Quizá en esa presencia, en la seguridad que trasmite la figura respetada, en la palabra sensata antes que el grito tribunero, esté la clave. 

Nuestro realismo mágico futbolero descontaba un duelo mano a mano entre Bianchi y Ramón Díaz. Error. Boca fue una decepción, más que por sus números –que fueron pésimos– por la sensación de desconcierto que siempre transmitió el equipo. River alternó buenas con muy malas, pero sumó puntos; tantos, que terminó segundo, casi sin darse cuenta. Los dos quedaron en deuda.

El que terminó como un héroe, una vez más, fue Caruso Lombardi; 7 a 1 a favor en equipos con la soga al cuello, según su cuenta personal. Salvó a un equipo de chicos al que todos –yo el primero– daban por descendido. “El 70 por ciento del ambiente quería que me fuera, pero no por eso ahora busco que los medios digan que les tapé la boca a todos, ¿eh?”, dijo, transparente, en una pirueta torpe pero efectiva, muy a su estilo.

Especialista en naufragios, se maneja como nadie en situaciones límite, donde la gente se muestra tal cual es, sin maquillaje. Ordena las líneas, los prepara para no ceder ni un milímetro, olvida el prejuicio estético y se concentra –en un acto de argentinismo clásico–, en sacar ventaja. Es lo suyo. Apela a todo, sin límites ni pudor. Si hay que borrar gente, la borra; si hay que llorar por los árbitros, llora; si conviene ensuciar a otro técnico para que su equipo juegue como para taparle la boca, lo ensucia. Tolera el papelón con tal de conseguir su objetivo. Es lo que muchos llaman, por piedad o excesivo respeto, un “pragmático”. En todo caso, pide disculpas y ya; a otra cosa.

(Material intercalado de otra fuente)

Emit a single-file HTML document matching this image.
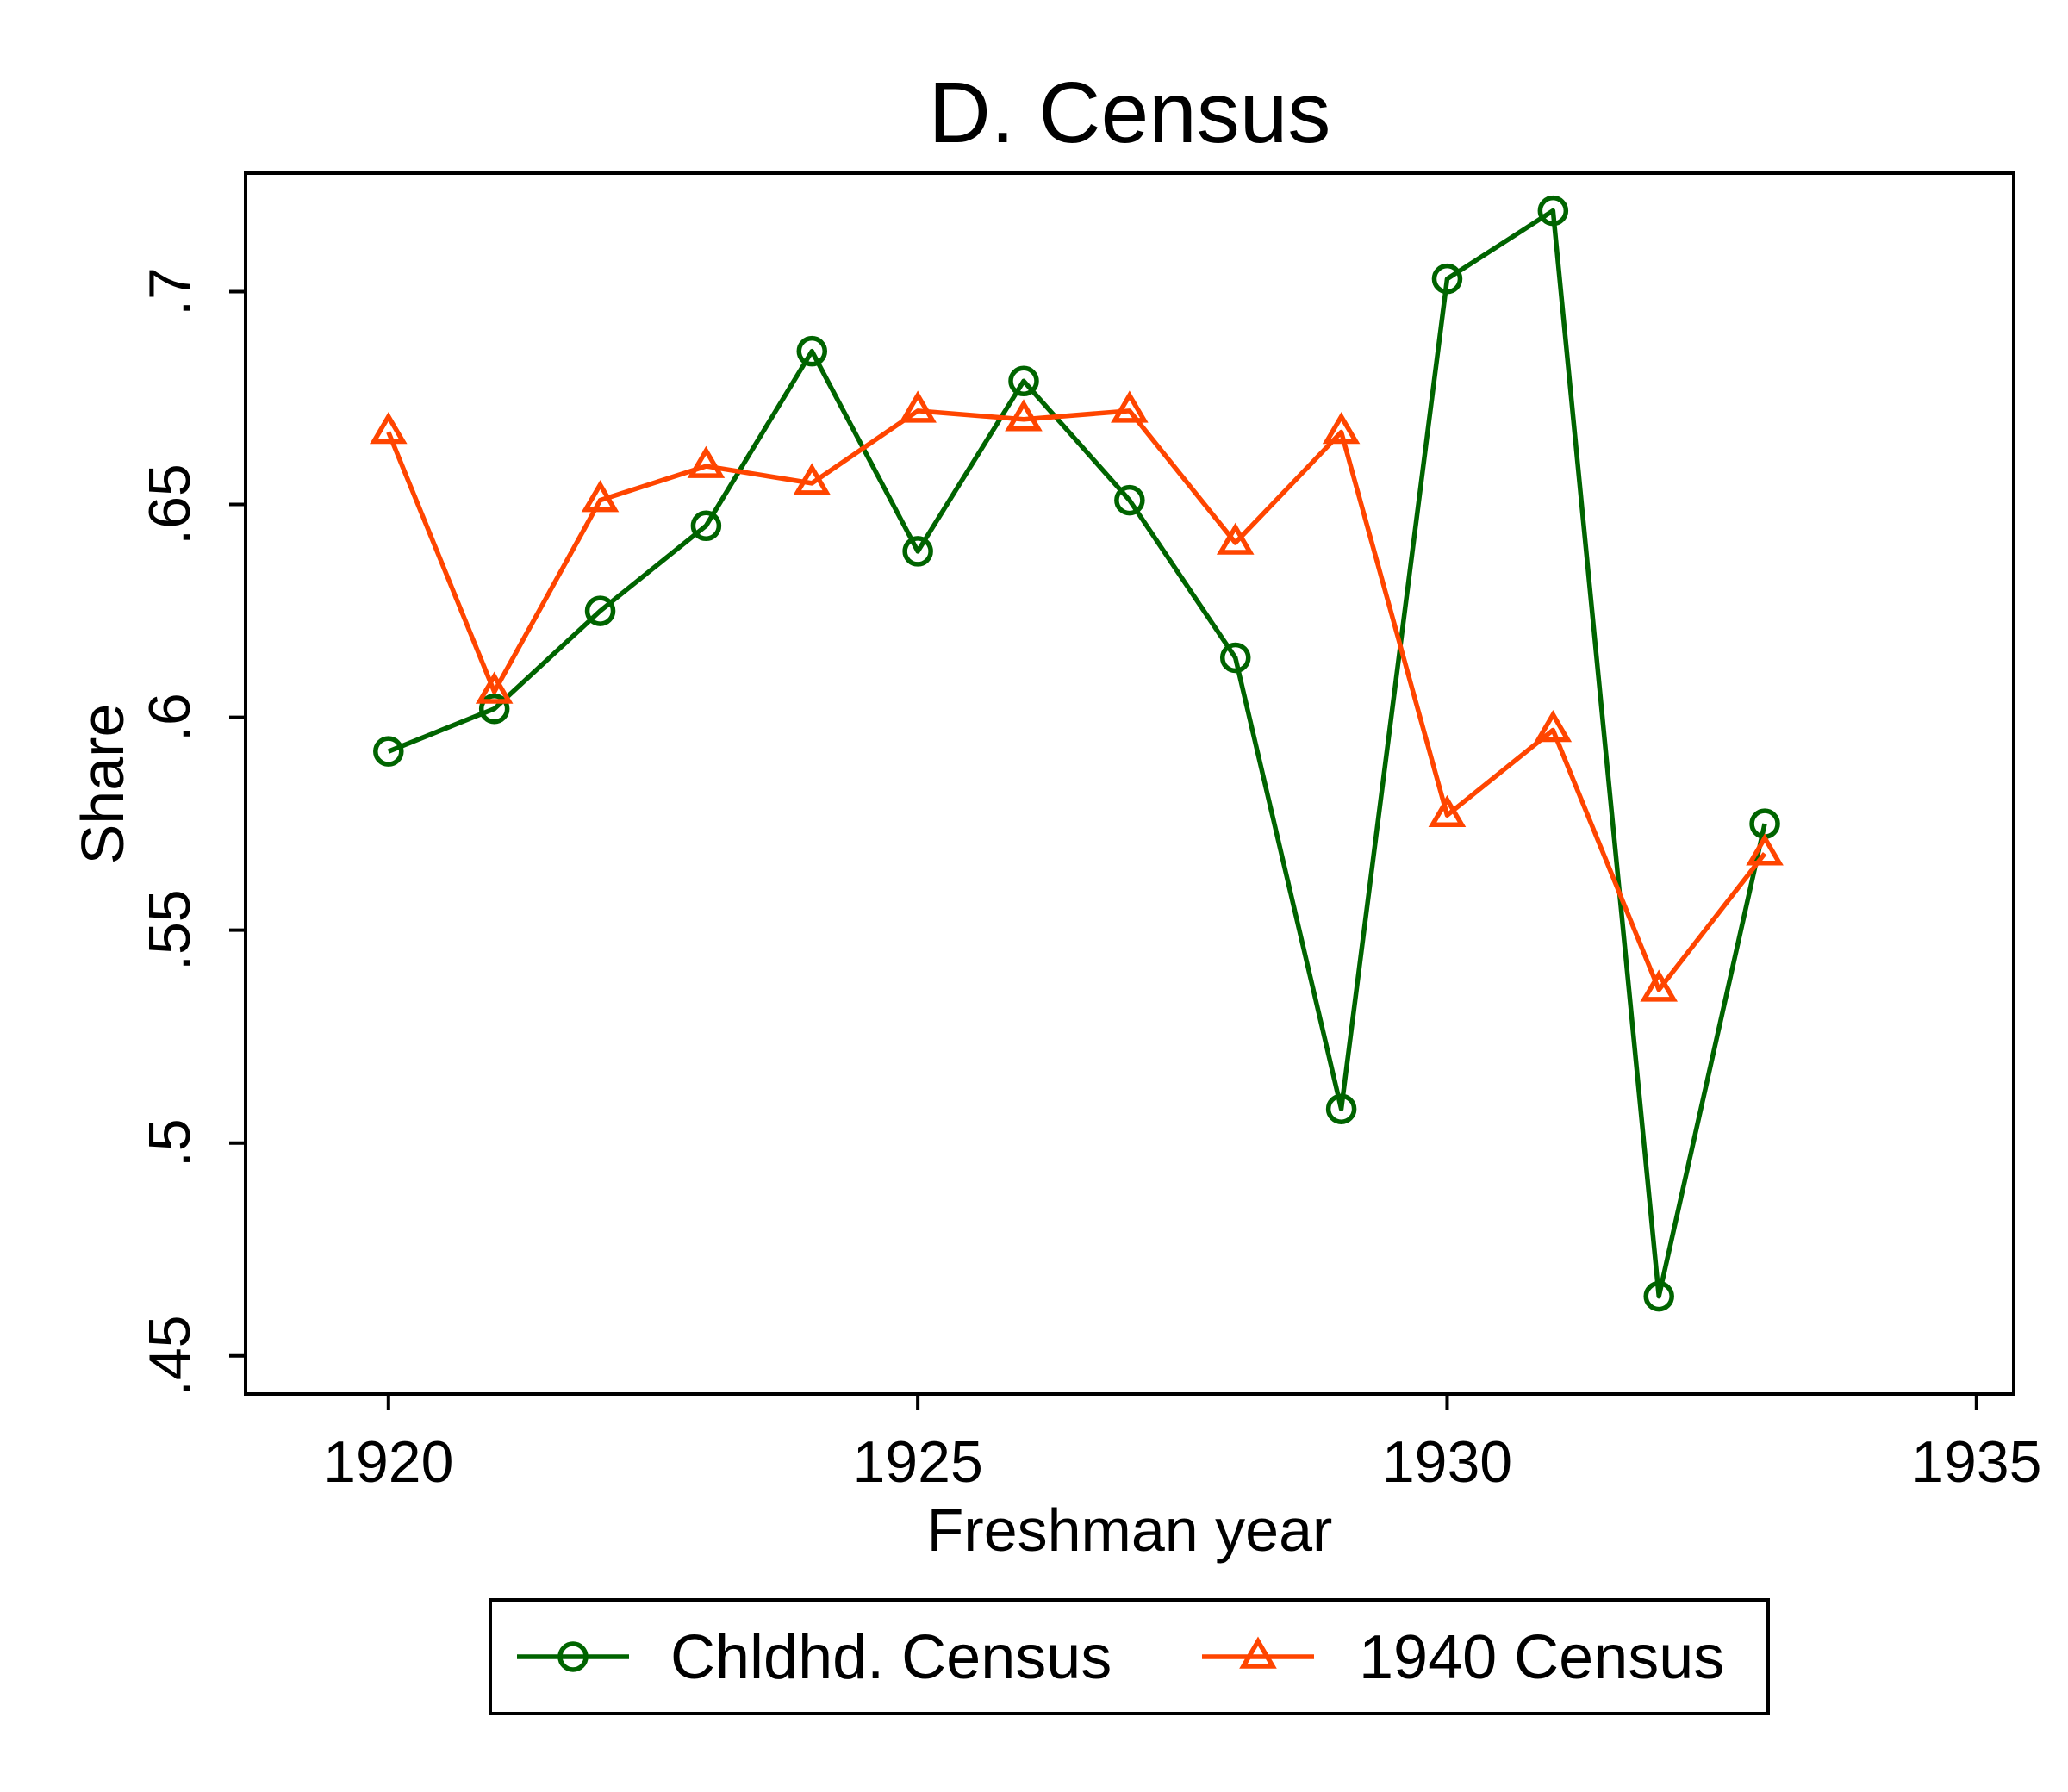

Paradojas de una sociedad que, en su justa lucha contra el racismo y la agresión al diferente, demoniza la palabra “discriminación” mientras tolera lo “indiscriminado”. Políticos que pactan con cualquiera con tal de retener banca y kiosco; colegas cuya patria es el que paga; expertos en salvar para salvarse, sea como sea.

Historias tristes; folletines mal contados donde, en lugar del mayordomo, el sospechoso es el portero.

Y Cantero, claro; el que insiste en poner la otra mejilla.